Isaiah let the truth out, and now everybody knows it: All we like sheep have gone astray; we have turned every one to his own way; and the Lord hath laid on him[self] the iniquity of us all.” Isaiah 53:6 There is no one good, not one. We have all been lost sheep, if you really tell the story the way it is. I once was lost, but now I'm found; was blind, but now I see.
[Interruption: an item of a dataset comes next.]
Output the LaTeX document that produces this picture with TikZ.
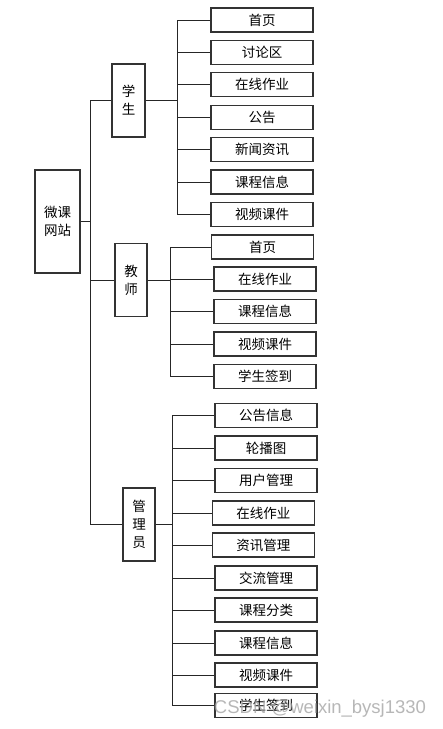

      The devil, like a roaring lion, walks around the perimeter of the flock, seeking stragglers, looking for lost lambs unattended, sheep rejected by the flock, at the moment unsought for by the shepherd. If God is joyful, and all heaven rejoices, whenever one sinner repents and is saved from his waywardness, rescued from that lion, even more than the joy God feels over the continued safety of the greater flock, why can't we be joyful, even willing, to seek and save the lost sheep of our wayward culture? The homeless convict, the young skateboard addict, the homosexual, the college professor, the store clerk, the mail carrier, the family next door, the people from your former church. Why is it that only about 5% of Chico is in church this morning? Where are the 95? Why is the flock so small? We have to seek, we have to make room, we have to love, we have to join God in His work. The good shepherd comes returning with a lamb upon His shoulders. It was lost, but now He has found it. Rejoice with heaven over a lost sheep that is found.